*TASK PROMPT*
Only one stretch of the data below should be repeated: the lines from the line containing "and Apache ECharts." through the line containing "import * as", inclusive, exactly as they are.

*DATA ROWS*

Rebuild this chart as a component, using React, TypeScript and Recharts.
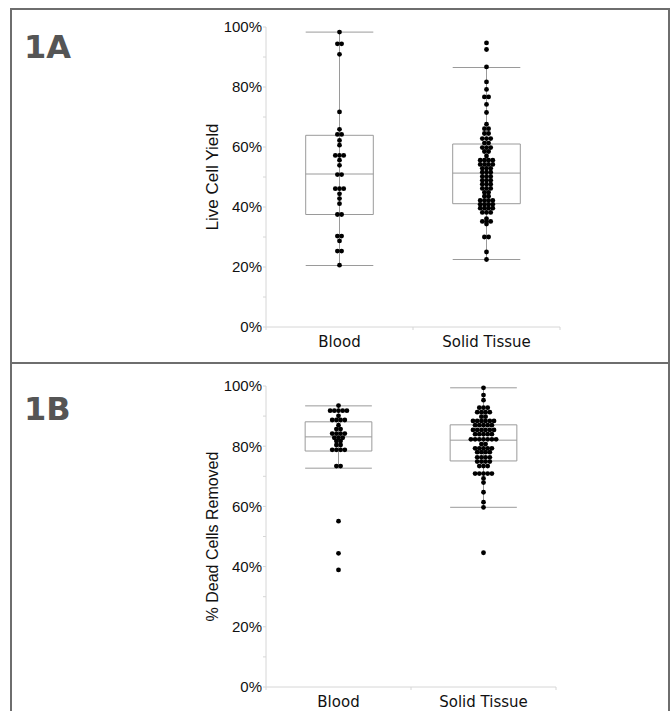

---

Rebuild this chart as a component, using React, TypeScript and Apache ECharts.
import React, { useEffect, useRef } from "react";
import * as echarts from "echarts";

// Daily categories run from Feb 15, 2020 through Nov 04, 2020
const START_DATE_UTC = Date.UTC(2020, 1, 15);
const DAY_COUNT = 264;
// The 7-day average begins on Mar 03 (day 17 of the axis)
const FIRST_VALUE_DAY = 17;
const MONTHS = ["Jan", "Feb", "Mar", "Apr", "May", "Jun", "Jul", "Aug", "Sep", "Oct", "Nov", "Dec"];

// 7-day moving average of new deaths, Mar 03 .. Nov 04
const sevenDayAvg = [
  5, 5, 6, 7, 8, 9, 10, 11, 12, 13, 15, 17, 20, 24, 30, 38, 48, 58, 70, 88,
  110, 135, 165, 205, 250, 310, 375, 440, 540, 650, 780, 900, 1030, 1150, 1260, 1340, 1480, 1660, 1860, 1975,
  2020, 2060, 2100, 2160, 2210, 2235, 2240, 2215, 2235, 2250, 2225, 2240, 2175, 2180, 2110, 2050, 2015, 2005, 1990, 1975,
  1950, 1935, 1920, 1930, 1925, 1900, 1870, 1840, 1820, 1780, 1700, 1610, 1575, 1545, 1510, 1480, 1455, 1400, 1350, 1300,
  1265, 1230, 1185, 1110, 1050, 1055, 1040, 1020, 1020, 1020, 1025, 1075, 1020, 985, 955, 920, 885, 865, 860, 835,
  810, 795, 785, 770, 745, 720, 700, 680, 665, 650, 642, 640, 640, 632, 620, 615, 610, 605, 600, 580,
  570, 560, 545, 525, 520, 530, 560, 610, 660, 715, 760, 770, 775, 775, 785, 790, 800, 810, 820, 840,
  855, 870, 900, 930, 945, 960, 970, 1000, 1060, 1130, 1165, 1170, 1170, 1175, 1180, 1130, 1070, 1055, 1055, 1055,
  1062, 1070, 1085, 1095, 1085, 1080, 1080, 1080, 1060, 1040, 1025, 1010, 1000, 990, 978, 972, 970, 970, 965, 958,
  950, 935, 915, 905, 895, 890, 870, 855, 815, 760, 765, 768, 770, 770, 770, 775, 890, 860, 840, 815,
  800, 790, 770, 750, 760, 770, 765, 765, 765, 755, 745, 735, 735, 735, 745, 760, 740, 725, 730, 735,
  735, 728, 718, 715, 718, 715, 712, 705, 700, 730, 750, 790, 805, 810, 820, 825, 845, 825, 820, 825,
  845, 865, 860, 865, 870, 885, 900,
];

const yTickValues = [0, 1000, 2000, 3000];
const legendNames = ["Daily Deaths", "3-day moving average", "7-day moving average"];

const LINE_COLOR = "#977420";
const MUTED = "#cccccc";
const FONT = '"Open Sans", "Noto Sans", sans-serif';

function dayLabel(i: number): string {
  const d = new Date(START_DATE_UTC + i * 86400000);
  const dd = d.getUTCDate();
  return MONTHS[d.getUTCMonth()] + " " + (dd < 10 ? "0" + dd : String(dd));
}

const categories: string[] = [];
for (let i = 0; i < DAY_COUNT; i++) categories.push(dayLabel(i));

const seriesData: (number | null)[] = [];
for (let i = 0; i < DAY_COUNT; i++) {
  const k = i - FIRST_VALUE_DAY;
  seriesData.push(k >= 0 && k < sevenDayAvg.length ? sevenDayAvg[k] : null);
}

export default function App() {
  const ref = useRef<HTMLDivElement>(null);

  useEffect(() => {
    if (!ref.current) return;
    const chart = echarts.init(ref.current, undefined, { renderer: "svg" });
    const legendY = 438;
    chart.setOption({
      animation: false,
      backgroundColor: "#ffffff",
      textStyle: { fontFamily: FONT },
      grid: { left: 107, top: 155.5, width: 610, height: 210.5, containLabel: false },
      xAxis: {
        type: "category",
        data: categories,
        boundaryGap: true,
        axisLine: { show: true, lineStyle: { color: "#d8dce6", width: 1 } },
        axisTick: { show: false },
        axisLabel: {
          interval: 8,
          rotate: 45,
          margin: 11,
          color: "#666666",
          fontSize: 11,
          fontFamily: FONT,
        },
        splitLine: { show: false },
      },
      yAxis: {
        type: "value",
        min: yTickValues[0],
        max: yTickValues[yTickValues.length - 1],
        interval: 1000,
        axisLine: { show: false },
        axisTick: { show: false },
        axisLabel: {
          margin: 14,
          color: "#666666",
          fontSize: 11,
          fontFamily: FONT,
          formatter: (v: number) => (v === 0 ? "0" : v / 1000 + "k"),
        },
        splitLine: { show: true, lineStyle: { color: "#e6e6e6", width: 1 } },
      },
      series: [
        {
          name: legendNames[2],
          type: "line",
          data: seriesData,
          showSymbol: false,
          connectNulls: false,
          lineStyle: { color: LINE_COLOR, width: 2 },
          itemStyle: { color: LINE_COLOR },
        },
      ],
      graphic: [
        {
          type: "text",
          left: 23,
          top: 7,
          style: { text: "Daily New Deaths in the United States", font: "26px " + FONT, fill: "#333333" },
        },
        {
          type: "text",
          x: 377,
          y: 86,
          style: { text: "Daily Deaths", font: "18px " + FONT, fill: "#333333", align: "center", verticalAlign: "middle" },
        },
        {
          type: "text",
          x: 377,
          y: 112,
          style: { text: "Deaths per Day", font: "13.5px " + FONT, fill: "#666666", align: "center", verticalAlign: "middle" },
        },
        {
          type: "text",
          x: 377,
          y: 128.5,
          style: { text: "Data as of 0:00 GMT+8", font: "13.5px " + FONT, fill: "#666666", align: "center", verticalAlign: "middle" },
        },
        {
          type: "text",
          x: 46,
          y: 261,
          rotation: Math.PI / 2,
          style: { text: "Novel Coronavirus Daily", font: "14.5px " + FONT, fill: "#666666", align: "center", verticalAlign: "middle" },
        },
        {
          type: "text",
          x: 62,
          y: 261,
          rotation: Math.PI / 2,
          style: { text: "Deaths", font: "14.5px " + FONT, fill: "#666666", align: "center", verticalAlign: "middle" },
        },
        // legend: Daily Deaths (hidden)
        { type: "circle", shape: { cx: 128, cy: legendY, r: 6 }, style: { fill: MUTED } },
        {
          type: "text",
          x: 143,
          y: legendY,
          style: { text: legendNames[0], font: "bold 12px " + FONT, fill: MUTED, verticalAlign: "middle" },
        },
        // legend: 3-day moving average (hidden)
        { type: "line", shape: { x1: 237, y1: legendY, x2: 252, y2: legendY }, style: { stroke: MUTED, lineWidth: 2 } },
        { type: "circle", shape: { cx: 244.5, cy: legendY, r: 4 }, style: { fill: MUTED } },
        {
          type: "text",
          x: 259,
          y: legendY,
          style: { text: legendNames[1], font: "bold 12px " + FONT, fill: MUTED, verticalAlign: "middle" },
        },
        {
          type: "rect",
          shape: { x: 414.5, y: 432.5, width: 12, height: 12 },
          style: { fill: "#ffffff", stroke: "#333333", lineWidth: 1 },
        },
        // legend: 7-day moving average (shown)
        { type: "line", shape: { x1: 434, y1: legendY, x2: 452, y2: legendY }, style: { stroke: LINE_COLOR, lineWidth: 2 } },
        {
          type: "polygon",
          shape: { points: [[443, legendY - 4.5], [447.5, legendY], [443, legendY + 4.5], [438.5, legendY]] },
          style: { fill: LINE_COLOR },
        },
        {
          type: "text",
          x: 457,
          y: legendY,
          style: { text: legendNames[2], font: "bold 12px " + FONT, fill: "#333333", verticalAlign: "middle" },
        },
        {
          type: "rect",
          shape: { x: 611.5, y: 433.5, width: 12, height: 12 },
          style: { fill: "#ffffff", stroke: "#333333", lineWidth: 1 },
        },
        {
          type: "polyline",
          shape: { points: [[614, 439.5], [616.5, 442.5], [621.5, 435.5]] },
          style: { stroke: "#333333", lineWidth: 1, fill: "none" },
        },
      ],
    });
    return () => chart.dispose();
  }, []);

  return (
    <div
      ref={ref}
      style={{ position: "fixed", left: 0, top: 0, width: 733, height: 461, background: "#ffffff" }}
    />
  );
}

*COMPLETE RESPONSE*
Rebuild this chart as a component, using React, TypeScript and Apache ECharts.
import React, { useEffect, useRef } from "react";
import * as echarts from "echarts";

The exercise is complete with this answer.